4. Qu’est-ce qui explique ce traitement sévère ?

La Tunisie a pris un tournant autoritaire ces dernières années alors que le président Saïed a imposé des changements constitutionnels radicaux qui ont annulé bon nombre des acquis démocratiques du soulèvement du printemps arabe de 2011. En février, il a ordonné aux forces de sécurité de sévir contre la migration irrégulière, parlant de «complot» visant à modifier la démographie de la Tunisie. Cela a été suivi par une recrudescence des discours de haine, de la discrimination et des attaques, selon Human Rights Watch. Les défenseurs des migrants affirment qu’ils constituent un bouc émissaire commode dans un pays en proie à un chômage de masse et à une crise du coût de la vie.

La pandémie, l’invasion de l’Ukraine par la Russie et la plus faible récolte de céréales depuis 20 ans ont fait gonfler les prix des denrées alimentaires, ajoutant au désespoir ressenti par une grande partie de la population. Les luttes politiques internes et l’impasse avec de puissants groupes syndicaux ont paralysé les efforts visant à résoudre les problèmes économiques du pays.

5. Que fait l’UE face à la migration en provenance de Tunisie ?

La Première ministre italienne de droite Georgia Meloni a mené des négociations avec le gouvernement de Saïed qui ont abouti à un accord en juillet aux termes duquel la Tunisie améliorerait les contrôles aux frontières et réduirait la migration en échange de l’aide de l’UE. Le bloc s’est engagé à investir plus de 100 millions d’euros dans le pays en 2023, soit près de trois fois le montant prévu au cours des deux années précédentes.
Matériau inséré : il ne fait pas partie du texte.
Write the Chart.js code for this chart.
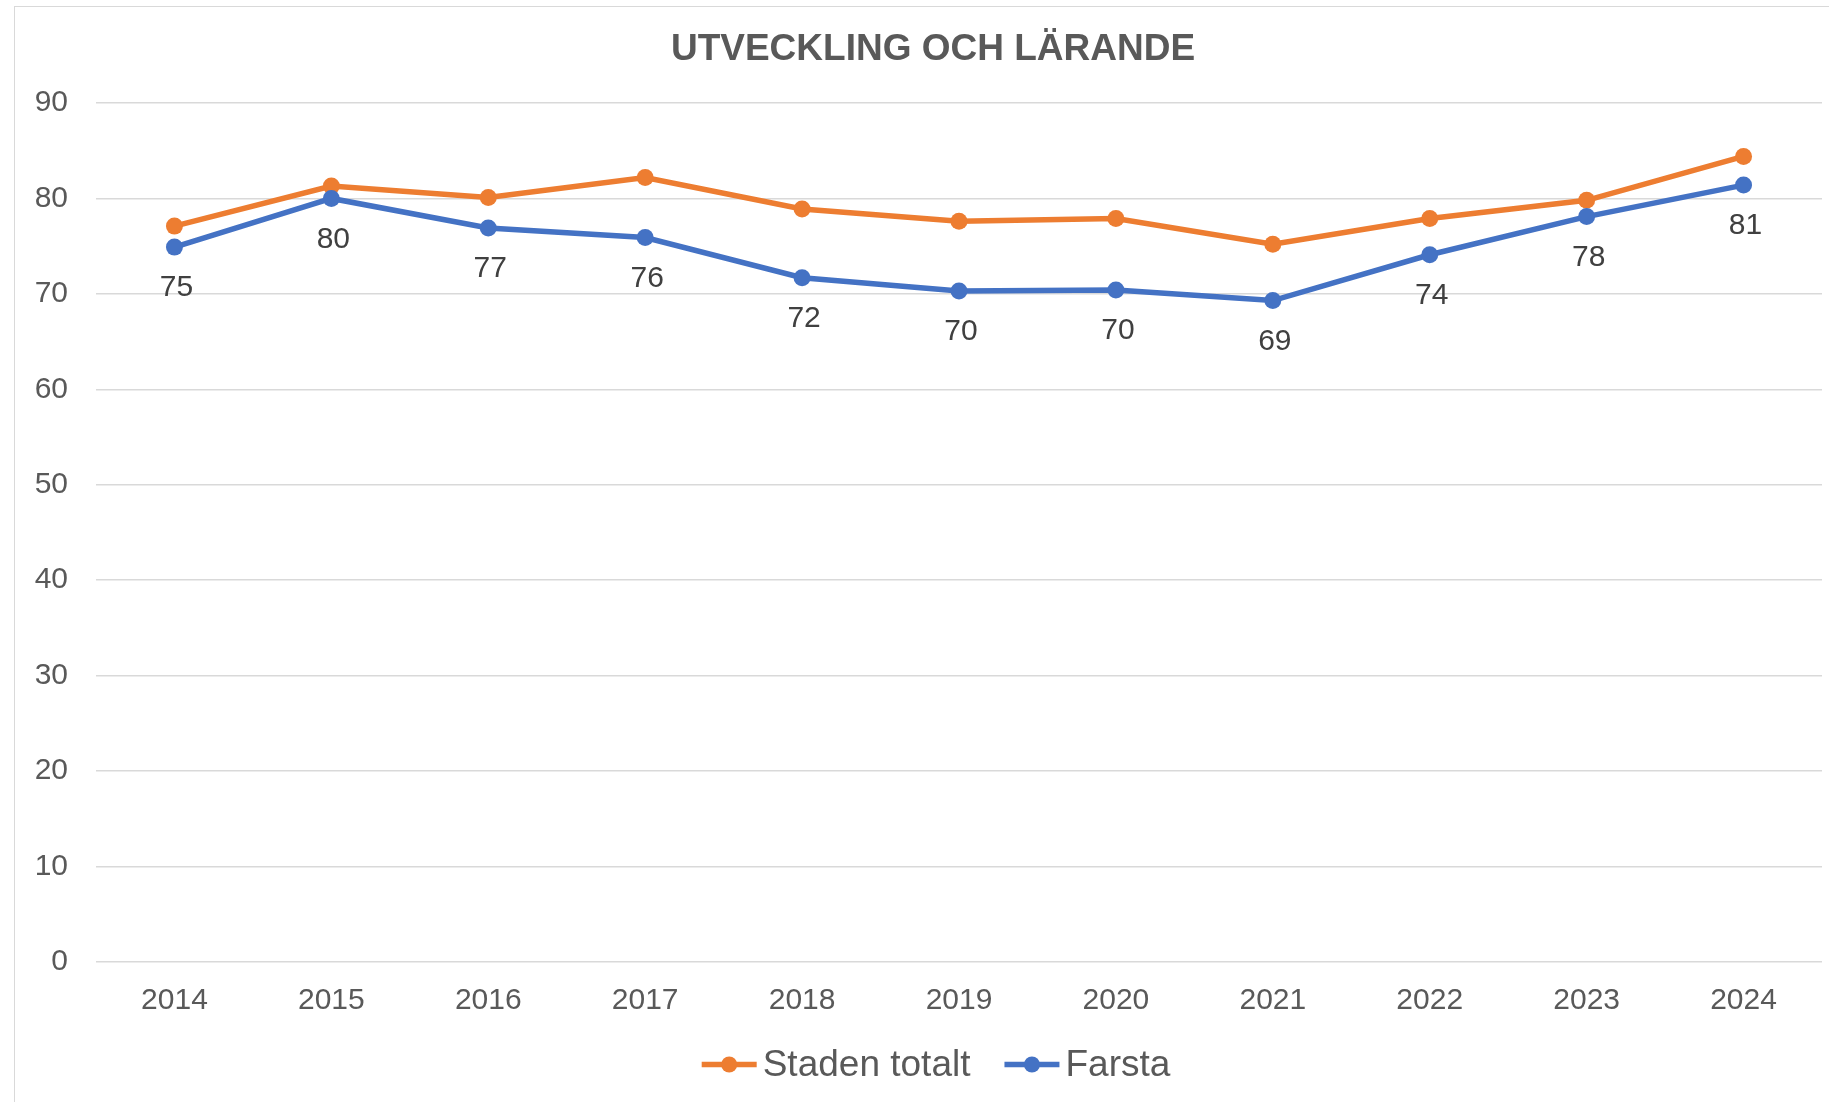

Il laisse entrevoir la perspective d’un prêt supplémentaire de 900 millions d’euros si la Tunisie parvient à conclure les négociations avec le FMI sur un plan de sauvetage économique de 1,9 milliard de dollars.

6. La situation des migrants affecte-t-elle ces négociations ?

L’aide du FMI dépend en grande partie de la réalisation par la Tunisie de diverses réformes économiques. Cependant, les déclarations de Saïed sur les migrants et son insistance sur le fait que le pays ne se laissera pas influencer par des «diktats» étrangers ont miné la confiance des investisseurs. En juin, Fitch Ratings a abaissé la note de crédit de la Tunisie. L’incapacité à obtenir l’aide du FMI pourrait conduire à un défaut de paiement qui entraînerait l’économie dans une chute libre. La Banque mondiale a brièvement suspendu son aide à la Tunisie sur la question des migrants. Elle a convenu fin mai de relancer le programme avec un nouvel accord de partenariat. Mais la banque a clairement indiqué que les futurs décaissements dépendraient en partie du respect par la Tunisie de ses «exigences environnementales et sociales».

Traduit de l’anglais.

* Reporter à Bloomberg basée à Bruxelles.

Source : Washington Post.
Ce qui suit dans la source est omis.